Current Research

Projects

ADAAT/DAF

Automatic Data Acquisition and Annotation Tool (ADAAT)

author: Lorenz Dumanski

Introduction

AI has rapidly grown into an industry-changing and, in many ways, life-changing technology. Despite its exemplary progress, there has been growing discontent within the European Union about which data is used for AI models. Recent statements show that AI can only become better and, above all, more productive if it delivers usable results. Usable or good results are those that are based on high-quality data or have been used as a training basis for AI. However, this applies not only to the relatively young field of AI, but also to the research area of digital forensics. In the field of digital forensics, especially with regard to communication data, there has been an acute shortage of data since then.
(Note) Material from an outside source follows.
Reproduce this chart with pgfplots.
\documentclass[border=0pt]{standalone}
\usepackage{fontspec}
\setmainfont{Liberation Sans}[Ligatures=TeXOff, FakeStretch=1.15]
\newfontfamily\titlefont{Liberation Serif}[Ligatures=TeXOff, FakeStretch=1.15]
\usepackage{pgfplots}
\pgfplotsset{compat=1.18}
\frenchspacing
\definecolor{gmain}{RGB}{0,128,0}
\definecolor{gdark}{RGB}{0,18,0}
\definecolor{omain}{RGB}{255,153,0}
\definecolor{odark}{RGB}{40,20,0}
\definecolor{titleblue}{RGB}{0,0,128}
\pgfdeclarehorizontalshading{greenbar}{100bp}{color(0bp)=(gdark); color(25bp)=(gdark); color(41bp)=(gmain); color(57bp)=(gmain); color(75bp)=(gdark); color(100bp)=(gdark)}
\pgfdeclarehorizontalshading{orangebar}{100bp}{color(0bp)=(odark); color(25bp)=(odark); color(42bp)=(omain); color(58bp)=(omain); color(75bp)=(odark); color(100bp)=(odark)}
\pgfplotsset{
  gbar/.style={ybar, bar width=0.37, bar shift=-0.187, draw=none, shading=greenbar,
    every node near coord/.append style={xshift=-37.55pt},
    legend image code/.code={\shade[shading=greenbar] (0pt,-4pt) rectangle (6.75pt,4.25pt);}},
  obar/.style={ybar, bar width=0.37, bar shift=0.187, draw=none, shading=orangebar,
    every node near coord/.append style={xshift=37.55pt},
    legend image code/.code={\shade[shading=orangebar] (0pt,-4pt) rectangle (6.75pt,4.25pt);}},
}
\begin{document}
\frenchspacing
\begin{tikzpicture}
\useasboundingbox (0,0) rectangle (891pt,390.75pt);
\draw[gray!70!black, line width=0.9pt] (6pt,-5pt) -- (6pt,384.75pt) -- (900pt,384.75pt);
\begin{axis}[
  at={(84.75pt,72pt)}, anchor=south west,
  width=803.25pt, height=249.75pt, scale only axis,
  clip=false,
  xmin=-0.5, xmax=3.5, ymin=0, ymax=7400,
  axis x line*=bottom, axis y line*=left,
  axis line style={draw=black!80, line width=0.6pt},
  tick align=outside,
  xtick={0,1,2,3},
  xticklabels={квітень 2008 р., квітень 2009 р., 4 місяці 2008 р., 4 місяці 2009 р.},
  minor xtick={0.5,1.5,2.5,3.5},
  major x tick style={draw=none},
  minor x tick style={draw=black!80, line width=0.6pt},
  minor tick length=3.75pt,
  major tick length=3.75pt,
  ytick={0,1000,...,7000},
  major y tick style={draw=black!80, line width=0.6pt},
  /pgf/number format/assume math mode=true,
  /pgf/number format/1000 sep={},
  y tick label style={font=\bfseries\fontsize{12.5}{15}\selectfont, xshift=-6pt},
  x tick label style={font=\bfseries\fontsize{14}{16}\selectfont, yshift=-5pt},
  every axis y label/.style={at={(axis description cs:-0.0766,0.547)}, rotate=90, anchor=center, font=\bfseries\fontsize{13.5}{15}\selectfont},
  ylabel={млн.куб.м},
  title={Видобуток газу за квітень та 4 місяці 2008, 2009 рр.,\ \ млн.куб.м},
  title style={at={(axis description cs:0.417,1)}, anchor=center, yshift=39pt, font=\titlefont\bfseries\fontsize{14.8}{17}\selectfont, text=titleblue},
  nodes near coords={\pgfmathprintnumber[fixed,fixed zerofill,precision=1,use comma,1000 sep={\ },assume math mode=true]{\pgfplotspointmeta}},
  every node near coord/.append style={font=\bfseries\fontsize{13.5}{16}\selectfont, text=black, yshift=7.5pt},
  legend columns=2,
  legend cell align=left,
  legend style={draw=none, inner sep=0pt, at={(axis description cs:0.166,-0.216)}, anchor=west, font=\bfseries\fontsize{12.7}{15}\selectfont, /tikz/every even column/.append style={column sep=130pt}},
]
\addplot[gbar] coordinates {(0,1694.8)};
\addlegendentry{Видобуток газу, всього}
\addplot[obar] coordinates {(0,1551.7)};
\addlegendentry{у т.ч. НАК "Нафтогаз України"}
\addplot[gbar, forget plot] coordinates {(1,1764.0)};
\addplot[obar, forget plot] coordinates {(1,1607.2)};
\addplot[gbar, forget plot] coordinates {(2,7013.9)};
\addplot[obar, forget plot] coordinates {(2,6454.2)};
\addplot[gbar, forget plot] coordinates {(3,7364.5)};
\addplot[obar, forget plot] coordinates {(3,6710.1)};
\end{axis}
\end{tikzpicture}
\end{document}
Rather, forensic data is legally sensitive per se due to its typical characteristics, namely its personal or crime-related nature. Added to this is the wide variance in the nature of the data, which makes standardisation even more difficult, and the research community’s often unwillingness to share its data sets for further research.

ADAAT

In the vision, ADAAT will represent a platform that aims to simplify the collection of communication data. Communication data will be generated using a human-machine interaction-based approach and in compliance with the parallel developed Data Acquisition Framework (DAF). A unique selling point is the ability to automatically link quantitative surveys in the form of questionnaires with the communication data. The focus is on communication scenario-based collection. Questions from the questionnaires provided can be transferred to a communication scenario using DAF (DAF item). During the communication phase, the test subjects chat with an LLM persona adapted to the corresponding DAF item.

ADAAT System Design

In addition, ADAAT actively involves the test subjects in an evaluation loop. Downstream evaluation surveys can be used to determine the authenticity, quality and integrity of the DAF items. This not only enables the immediate evaluation of the communication data sent for further processing, but also allows for continuous improvements to the DAF items. Furthermore, ADAAT can be used for the evaluation of LLM or LLM-based agents. Finally, purely quantitative or qualitative surveys without the LLM layer will be possible, for example as a tool for questionnaire-based surveys. This is ensured by the modular development principle of the platform, thus ensuring a wide range of applications.

DAF

DAF provides a framework and methodology for transferring items from established question inventories, for example from social research, into communication scenarios. This allows the connection between item and scenario to be evaluated in advance, thus enabling targeted data generation. Another strength is the ability to pursue exploratory research approaches. Even if the validity of an item-scenario connection has not been evaluated in advance, these connections can be examined retrospectively using correlation analyses or other methods.

Status

Even though the specific implementation details still need to be worked out and implemented, the ADAAT/DAF already offers advantages in its current form:

  • ADAAT/DAF produces data that is standardised across all ADAAT applications. - ADAAT can be used locally and without internet access. This ensures that the data does not leave the organisation.
  • Thanks to the database-based backend, users from non-IT fields can orchestrate and provide complex surveys after only a short training period.
  • DAF presents an exemplary evaluation flow for DAF items. However, the evaluation strategies can be adapted/replaced or omitted as required, provided that exploratory approaches or analytical methods are to be applied to the data collected.
  • To ensure that the synthesised data complies with data protection regulations, the inputs and outputs of the components are cleaned up. This ensures that no personal data is present in an ADAAT data set.
  • Since ADAAT data is standardised via a schema, the hurdles for programmatic further processing are minimised.